Etrafa şöyle bir bakınca, aslında insan en çok sevdiklerini, yakınındakileri kırıyor…
Özellikle de küçük gündelik basit şeyler için…
Tabak sevdiği deriyi taştan taşa çalar misali, sanki yakınlık seviyesi arttıkça tolerans seviyesi de azalıyor…
İnsan daha uzak olanlara gösterdiği saygıyı, sabrı, anlayışı, hoşgörüyü, iyi niyeti ve hürmeti,
En yakınında olanlara, hayatında en çok Var olanlara neden göstermiyor?
...
Mesela basit bir örnekle, bir eşyanızı yanlışlıkla kıran, eşiniz, çocuğunuz ya da kardeşiniz olduğunda verdiğiniz tepki ile dışardan biri kırdığı zaman verdiğiniz tepki aynı mı oluyor?
Kırılan şey aynı olduğu halde, sizin kırma seviyeniz neden değişiyor?
Olayı uzatma süreniz sitemleriniz yakınlarınıza olurken, aynı olayı bir başkası ile yaşadığınızda hiç önemli değil dediğiniz oluyor mu?
Demek ki burada verilen tepkiler, olaydan çok kişiler üzerinden gerçekleşiyor.
Burada yaşanmışlıklar tolerans seviyesini belirliyor. Önceden kalma bakış açıları, zanlar, bilinçaltı kodlamaları ve geçmişin yükleri devreye girerek verilen tepki, olaya değil kişiye dair ortaya çıkıyor.
Yani yaşanan aynı olaylarda, verilen tepkiler farklı oluyor yaşanan kişiye göre…

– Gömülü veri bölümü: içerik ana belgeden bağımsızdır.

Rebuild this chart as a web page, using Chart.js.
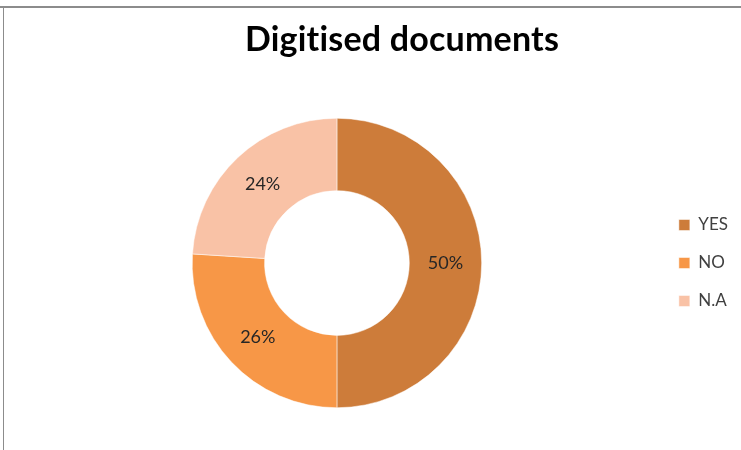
<!DOCTYPE html>
<html>
<head>
<meta charset="utf-8">
<script src="https://cdn.jsdelivr.net/npm/chart.js@4/dist/chart.umd.min.js"></script>
<style>
  html, body { margin: 0; padding: 0; background: #fff; }
  #wrap { position: relative; width: 741px; height: 450px; }
  #topline { position: absolute; left: 0; right: 0; top: 6px; border-top: 2px solid #8c8c8c; }
  #leftline { position: absolute; left: 3px; top: 8px; bottom: 0; border-left: 1px solid #8c8c8c; }
  #chart { position: absolute; left: 0; top: 0; }
</style>
</head>
<body>
<div id="wrap">
  <div id="topline"></div>
  <div id="leftline"></div>
  <canvas id="chart" width="741" height="450"></canvas>
</div>
<script>
const chartTitle = "Digitised documents";
const labels = ["YES", "NO", "N.A"];
const values = [50, 26, 24];
const colors = ["#CD7C3A", "#F79747", "#F9C2A6"];

// heading sits a bit right of the canvas middle, so it is drawn by hand
const heading = {
  id: "heading",
  afterDraw(chart) {
    const ctx = chart.ctx;
    ctx.save();
    ctx.font = "bold 34px Lato";
    ctx.letterSpacing = "0.2px"; // keeps "ti" from turning into a ligature
    ctx.fillStyle = "#000000";
    ctx.textAlign = "center";
    ctx.textBaseline = "middle";
    ctx.fillText(chartTitle, 402, 40);
    ctx.restore();
  }
};

// write the percentage in the middle of each ring slice
const sliceLabels = {
  id: "sliceLabels",
  afterDatasetsDraw(chart) {
    const ctx = chart.ctx;
    const meta = chart.getDatasetMeta(0);
    const total = values.reduce((a, b) => a + b, 0);
    ctx.save();
    ctx.font = "18px Lato";
    ctx.fillStyle = "#262626";
    ctx.textAlign = "center";
    ctx.textBaseline = "middle";
    meta.data.forEach((arc, i) => {
      const p = arc.tooltipPosition();
      ctx.fillText(Math.round(values[i] / total * 100) + "%", p.x, p.y);
    });
    ctx.restore();
  }
};

new Chart(document.getElementById("chart"), {
  type: "doughnut",
  data: {
    labels: labels,
    datasets: [{
      data: values,
      backgroundColor: colors,
      borderColor: "#ffffff",
      borderWidth: 0.5
    }]
  },
  options: {
    responsive: false,
    animation: false,
    cutout: "50%",
    layout: { padding: { top: 118, bottom: 42, left: 16, right: 3 } },
    plugins: {
      legend: {
        position: "right",
        fullSize: false,
        labels: {
          color: "#404040",
          font: { family: "Lato", size: 17 },
          boxWidth: 11,
          boxHeight: 11,
          padding: 21
        }
      },
      tooltip: { enabled: false }
    }
  },
  plugins: [sliceLabels, heading]
});
</script>
</body>
</html>
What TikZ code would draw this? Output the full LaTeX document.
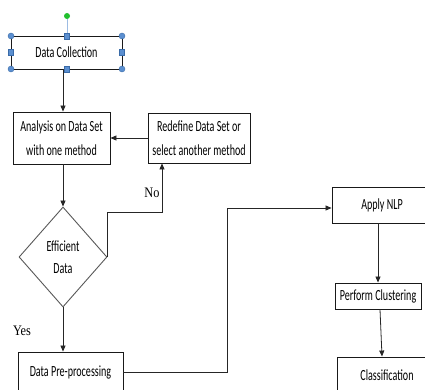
\documentclass[tikz,border=0pt]{standalone}
\usepackage{fontspec}
\setmainfont{Carlito}
\newfontfamily\boxfont[FakeStretch=0.65]{Carlito}
\newfontfamily\ynfont[FakeStretch=0.85]{Liberation Serif}
\usetikzlibrary{shapes.geometric,arrows.meta}
\definecolor{handleblue}{HTML}{5B8FD0}
\definecolor{handleedge}{HTML}{3A6BA8}
\definecolor{rotgreen}{HTML}{22C02E}
\begin{document}
\begin{tikzpicture}[x=1pt,y=-1pt,
  box/.style={draw=black!90,line width=0.9pt,rectangle,inner sep=0pt,align=center,
    font=\boxfont\fontsize{15.5}{24}\selectfont},
  decision/.style={draw=black!65,line width=0.9pt,diamond,inner sep=0pt,align=center,
    minimum width=88pt,minimum height=100pt,font=\boxfont\fontsize{15.5}{22}\selectfont},
  arr/.style={draw=black!85,line width=0.8pt,-{Triangle[length=6pt,width=5pt]}},
  yn/.style={inner sep=0pt,font=\ynfont\fontsize{14.5}{14.5}\selectfont},
  hcirc/.style={circle,fill=handleblue,draw=handleedge,line width=0.4pt,minimum size=6pt,inner sep=0pt},
  hsq/.style={rectangle,fill=handleblue,draw=handleedge,line width=0.4pt,minimum width=5pt,minimum height=6pt,inner sep=0pt}
]
\useasboundingbox (0,0) rectangle (425,390);
\clip (0,0) rectangle (425,390);
\fill[white] (0,0) rectangle (425,390);

% nodes
\node[box,minimum width=111pt,minimum height=33pt] (dc) at (66.5,52.5) {Data Collection};
\node[box,minimum width=97pt,minimum height=52pt] (ana) at (61.5,138) {Analysis on Data Set\\with one method};
\node[box,minimum width=102pt,minimum height=50pt] (red) at (199,138) {Redefine Data Set or\\select another method};
\node[decision] (dia) at (63,257) {Efficient\\Data};
\node[box,minimum width=105pt,minimum height=40pt] (pre) at (70.5,372) {Data Pre-processing};
\node[box,minimum width=100pt,minimum height=36pt] (nlp) at (382,205) {Apply NLP};
\node[box,minimum width=86pt,minimum height=26pt] (clu) at (378,296) {Perform Clustering};
\node[box,minimum width=100pt,minimum height=36pt] (cla) at (387,375) {Classification};

\node[yn] (no) at (152,193) {No};
\node[yn] (yes) at (22,331) {Yes};

% selection handles on Data Collection
\node[circle,fill=rotgreen,minimum size=6pt,inner sep=0pt] (rot) at (67,16) {};
\draw[draw=handleblue!60,line width=0.8pt] (rot.south) -- (67,33);
\node[hcirc] (h1) at (11,36) {};
\node[hcirc] (h2) at (122,36) {};
\node[hcirc] (h3) at (11,69) {};
\node[hcirc] (h4) at (122,69) {};
\node[hsq] (h5) at (67,36) {};
\node[hsq] (h6) at (67,69) {};
\node[hsq] (h7) at (11,52.5) {};
\node[hsq] (h8) at (122,52.5) {};

% connectors
\draw[arr] ([xshift=-3.5pt]dc.south) -- ([xshift=1.5pt]ana.north);
\draw[arr] ([xshift=1.5pt]ana.south) -- (dia.north);
\draw[arr] (red.west) -- (ana.east);
\draw[arr] (dia.east) -- ++(0,-45) -| ([xshift=-37pt]red.south);
\draw[arr] (dia.south) -- ([xshift=-7.5pt]pre.north);
\coordinate (bend) at (227,208);
\draw[arr] (pre.east) -| (bend) -- ([yshift=-3pt]nlp.west);
\draw[arr] ([xshift=-4pt]nlp.south) -- (clu.north);
\draw[arr] ([xshift=2pt]clu.south) -- ([xshift=-5pt]cla.north);
\end{tikzpicture}
\end{document}
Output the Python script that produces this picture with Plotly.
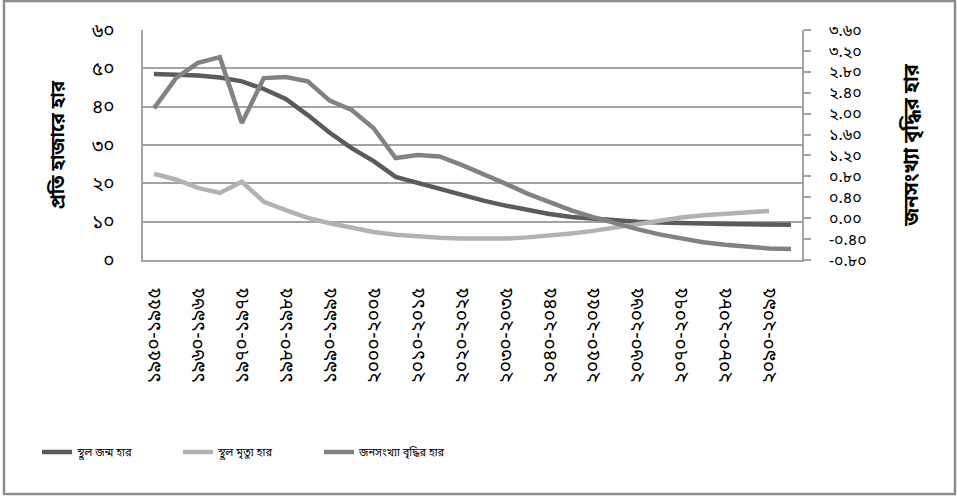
import plotly.graph_objects as go

BN = str.maketrans("0123456789", "০১২৩৪৫৬৭৮৯")

def bn(s):
    return str(s).translate(BN)

start_years = list(range(1950, 2100, 5))
categories = [bn(f"{y}-{y + 5}") for y in start_years]

birth_rate = [48.5, 48.4, 48.1, 47.6, 46.6, 44.6, 42.0, 37.8, 33.2, 29.2,
              25.8, 21.7, 20.1, 18.6, 17.0, 15.5, 14.2, 13.0, 12.0, 11.2,
              10.7, 10.3, 10.0, 9.8, 9.6, 9.5, 9.4, 9.3, 9.3, 9.2]
death_rate = [22.5, 21.0, 18.8, 17.5, 20.4, 15.2, 13.0, 11.0, 9.6, 8.3,
              7.3, 6.6, 6.1, 5.8, 5.6, 5.5, 5.6, 5.9, 6.3, 6.9,
              7.6, 8.5, 9.5, 10.4, 11.1, 11.7, 12.1, 12.5, 12.8, None]
growth_rate = [2.10, 2.68, 2.97, 3.08, 1.82, 2.68, 2.70, 2.62, 2.25, 2.07,
               1.72, 1.15, 1.21, 1.18, 1.02, 0.85, 0.66, 0.47, 0.30, 0.15,
               0.02, -0.10, -0.21, -0.31, -0.39, -0.46, -0.51, -0.55, -0.58, -0.59]

left_ticks = [0, 10, 20, 30, 40, 50, 60]
right_ticks = [-0.8, -0.4, 0.0, 0.4, 0.8, 1.2, 1.6, 2.0, 2.4, 2.8, 3.2, 3.6]

series_names = ["স্থূল জন্ম হার", "স্থূল মৃত্যু হার", "জনসংখ্যা বৃদ্ধির হার"]
left_title = "প্রতি হাজারে হার"
right_title = "জনসংখ্যা বৃদ্ধির হার"

FONT = "'Noto Sans Bengali', 'Noto Serif Bengali', 'Lohit Bengali', 'FreeSerif', sans-serif"
GRID = "#a3a3a3"

fig = go.Figure()
fig.add_trace(go.Scatter(x=categories, y=birth_rate, name=series_names[0], mode="lines",
                         line=dict(color="#5b5b5b", width=4.5)))
fig.add_trace(go.Scatter(x=categories, y=death_rate, name=series_names[1], mode="lines",
                         line=dict(color="#b2b2b2", width=4.5)))
fig.add_trace(go.Scatter(x=categories, y=growth_rate, name=series_names[2], mode="lines",
                         yaxis="y2", line=dict(color="#828282", width=4.5)))

W, H = 957, 496
ML, MR, MT, MB = 143, 155, 30, 236
PW, PH = W - ML - MR, H - MT - MB

fig.update_layout(
    width=W, height=H,
    margin=dict(l=ML, r=MR, t=MT, b=MB, autoexpand=False),
    paper_bgcolor="white", plot_bgcolor="white",
    font=dict(family=FONT, color="black", size=14),
    showlegend=True,
    legend=dict(orientation="h", x=(37 - ML) / PW, xanchor="left",
                y=(MT + PH - 452) / PH, yanchor="middle",
                entrywidth=96, entrywidthmode="pixels",
                font=dict(size=11, family=FONT), bgcolor="rgba(0,0,0,0)"),
    xaxis=dict(
        type="category", categoryorder="array", categoryarray=categories,
        range=[-0.5, len(categories) - 0.5],
        tickvals=categories[::2], ticktext=categories[::2],
        tickangle=-90, tickfont=dict(size=19),
        showgrid=False, showline=True, linecolor=GRID, linewidth=1.5,
        ticks="", ticklabelstandoff=18, zeroline=False,
    ),
    yaxis=dict(
        range=[0, 60], tickvals=left_ticks, ticktext=[bn(v) for v in left_ticks],
        tickfont=dict(size=19), showgrid=True, gridcolor=GRID, gridwidth=1.5,
        showline=True, linecolor=GRID, linewidth=1.5, zeroline=False,
        ticks="", ticklabelstandoff=23,
        title=dict(text=left_title, font=dict(size=19, weight="bold"), standoff=22),
    ),
    yaxis2=dict(
        overlaying="y", side="right",
        range=[-0.8, 3.6], tickvals=right_ticks,
        ticktext=[bn(f"{v:.2f}") for v in right_ticks],
        tickfont=dict(size=16), showgrid=False, zeroline=False,
        showline=True, linecolor=GRID, linewidth=1.5,
        ticks="outside", ticklen=7, tickcolor=GRID, tickwidth=1.5,
        ticklabelstandoff=15,
        title=dict(text=right_title, font=dict(size=20, weight="bold"), standoff=38),
    ),
    shapes=[dict(type="rect", xref="paper", yref="paper",
                 x0=(4 - ML) / PW, x1=(955 - ML) / PW,
                 y0=(MT + PH - 494) / PH, y1=(MT + PH - 1) / PH,
                 line=dict(color="#8c8c8c", width=2.5), fillcolor="rgba(0,0,0,0)",
                 layer="below")],
)

fig.write_html("out.html")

Çünkü daha öncede böyle yapmıştı diyerek yahut önceden yaşanan başka bir durum ile hemen ilişkilendirme yaparak zanlarda bulunmaya bayılıyor zihin…
Oysa bir yakınınız ile yaşadığınız can sıkıcı bir olayda, olaydan kişiyi çıkarıp bakarsanız gerçekten kızacak sinirlenecek bir durum var mıdır? Aynı olayı O kişi ile değil de, bir başkası ile yaşasaydınız yine aynı sert tepkileri verir miydiniz?
…
Demem o ki üç günlük dünyada sevdiklerinizi, yarın yokluklarında özleyecek olduklarınızı boş şeyler için kırmayın…
Bugün Varız, Yarın Yokuz denilen şu kısa Dünya'da en çok sevdiklerini incitiyor insan…
Ve ardından pişmanlıklar, vicdan azapları, mutsuzluklar…
Vakit varken sevdiklerinize sevdiğinizi söyleyin…
Anları basit şeyler için öfke ve huzursuzluklarla harcamayın…
Şükür ile anacağınız, güzel hatıralar dolu olsun hikâyenizin içinde…
Ve hep bu soruyu anımsayın;
İnsan en yakınları için, daha mı az hoşgörülü?